Yes, thank you for flagging this.

“Why not use more modern-day neural-network inspired clustering datasets for benchmarking, as it will be an important use-case going forward (like the OpenAi embeddings or more BERT-based embeddings).”

We definitely agree with the importance of this use case. However, we are not aware of very many publicly available datasets of this sort that would come with ground truth clustering labels. We note that in our paper, we have used one embedding-based dataset (see Appendix E for the description of the birds dataset); we will also add three new embedding-based datasets that come with ground truth which we described in the global response. If the reviewer has any other suggestions for datasets to cluster with meaningful ground truth labels we would be delighted to include them in our paper.

“What is SOTA known for other linkage functions in HAC like single linkage and average linkage? Do your ideas extend there also? Which linkage is most used in practice?”

Computing single-linkage clustering can be achieved by first computing an MST of the input points and then applying a simple post processing step. For the complexity of Euclidean MST, see https://en.wikipedia.org/wiki/Euclidean_minimum_spanning_tree#Computational_complexity.

In the case of average linkage, the state of the art is a paper we cite: https://papers.nips.cc/paper_files/paper/2019/hash/d98c1545b7619bd99b817cb3169cdfde-Abstract.html

However, the proposed algorithm to the best of our knowledge has not been implemented, likely due to the somewhat large overhead of efficiently computing the average linkage distance. Applying our techniques to average linkage, which seems to be a harder problem than the one we address, is an interesting open problem.

Would be good to mention a more detailed limitations section apart from those mentioned in conclusion / open problems.
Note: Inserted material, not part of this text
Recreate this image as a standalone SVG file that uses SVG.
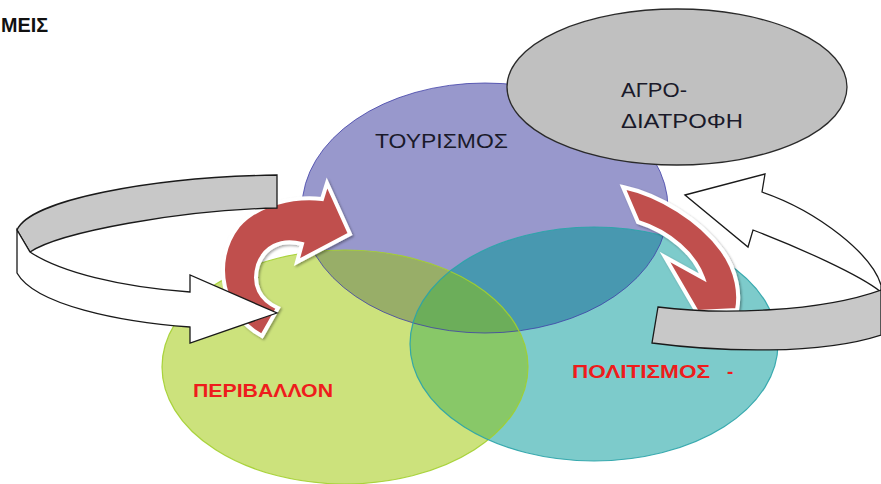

Thank you for the suggestion. We will add a section outlining two main limitations:

• the use of different ANNS data structure in the theoretical and empirical results.
• quality evaluation limited to medium-sized datasets, due to the lack of suitable publicly available embedding datasets

We thank the reviewer for their comments and suggestions. We respond now to the specific questions of the reviewer.
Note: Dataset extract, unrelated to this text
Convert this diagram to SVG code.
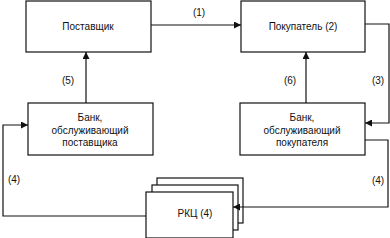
<svg xmlns="http://www.w3.org/2000/svg" width="390" height="238" viewBox="0 0 390 238">
<defs>
<style>
.box{fill:#fff;stroke:#111;stroke-width:1.2}
.ln{fill:none;stroke:#111;stroke-width:1.2}
text{font-family:"Liberation Sans",Arial,sans-serif;font-size:10px;fill:#111;text-anchor:middle}
</style>
<marker id="ah" viewBox="0 0 8 8" refX="8" refY="4" markerWidth="7" markerHeight="7" markerUnits="userSpaceOnUse" orient="auto">
<path d="M0,0 L8,4 L0,8 Z" fill="#111"/>
</marker>
</defs>
<rect width="390" height="238" fill="#fff"/>
<g id="supplier">
<rect class="box" x="26" y="1" width="125" height="51"/>
<text x="88" y="30">Поставщик</text>
</g>
<g id="buyer">
<rect class="box" x="241" y="1" width="124" height="51"/>
<text x="303" y="30">Покупатель (2)</text>
</g>
<g id="bank-supplier">
<rect class="box" x="28" y="103" width="125" height="52"/>
<text x="90" y="121">Банк,</text>
<text x="90" y="134">обслуживающий</text>
<text x="90" y="146">поставщика</text>
</g>
<g id="bank-buyer">
<rect class="box" x="240" y="103" width="125" height="52"/>
<text x="302" y="121">Банк,</text>
<text x="302" y="134">обслуживающий</text>
<text x="302" y="146">покупателя</text>
</g>
<g id="rkc">
<rect class="box" x="157" y="178" width="86" height="45"/>
<rect class="box" x="152" y="185" width="86" height="45"/>
<rect class="box" x="146" y="192" width="87" height="46"/>
<text x="195" y="217">РКЦ (4)</text>
</g>
<g id="connectors">
<line class="ln" x1="151" y1="25" x2="241" y2="25" marker-end="url(#ah)"/>
<text x="199" y="16">(1)</text>
<line class="ln" x1="86" y1="103" x2="86" y2="52" marker-end="url(#ah)"/>
<text x="68" y="84">(5)</text>
<line class="ln" x1="306" y1="103" x2="306" y2="52" marker-end="url(#ah)"/>
<text x="290" y="84">(6)</text>
<polyline class="ln" points="365,24 389,24 389,123 365,123" marker-end="url(#ah)"/>
<text x="378" y="84">(3)</text>
<polyline class="ln" points="365,140 388,140 388,207 233,207" marker-end="url(#ah)"/>
<text x="378" y="184">(4)</text>
<polyline class="ln" points="146,216 3,216 3,125 28,125" marker-end="url(#ah)"/>
<text x="14" y="183">(4)</text>
</g>
</svg>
W1: The experimental evaluation isn't for the algorithm that is proposed theoretically, but instead for a variant with several practical modifications (e.g., using graph-based ANNS which may not have the same theoretical guarantees as LSH-based ones).

We thank the reviewer for raising this important point, which we acknowledged in the limitations section of our submission. We present a longer discussion about this question in the overall response at the top of our rebuttal.

W2: For the experiments, the authors also consider running the algorithm with 192 cores. For this case, it seems that fastcluster cannot make use of the additional cores, which seems to be an unfair comparison. However, they do use an exact version of the new algorithm which does make use of the additional cores, providing a more fair comparison.

We actually also evaluated all algorithms in the sequential setting and still obtained a speedup (even on one core) over fastcluster. The results for our single core running times are in Figure 3(a). While it is true that fastcluster can’t make use of the additional cores, we view this as an advantage of our algorithm. The results with many cores are in Figure 3(b). As the reviewer notes, the runtime of fastcluster is the same in both scenarios.

Q1: Minor comment - usage of Q for both covering net and priority queue is somewhat confusing. Please consider modifying this.

Thank you for pointing this out, we will fix it.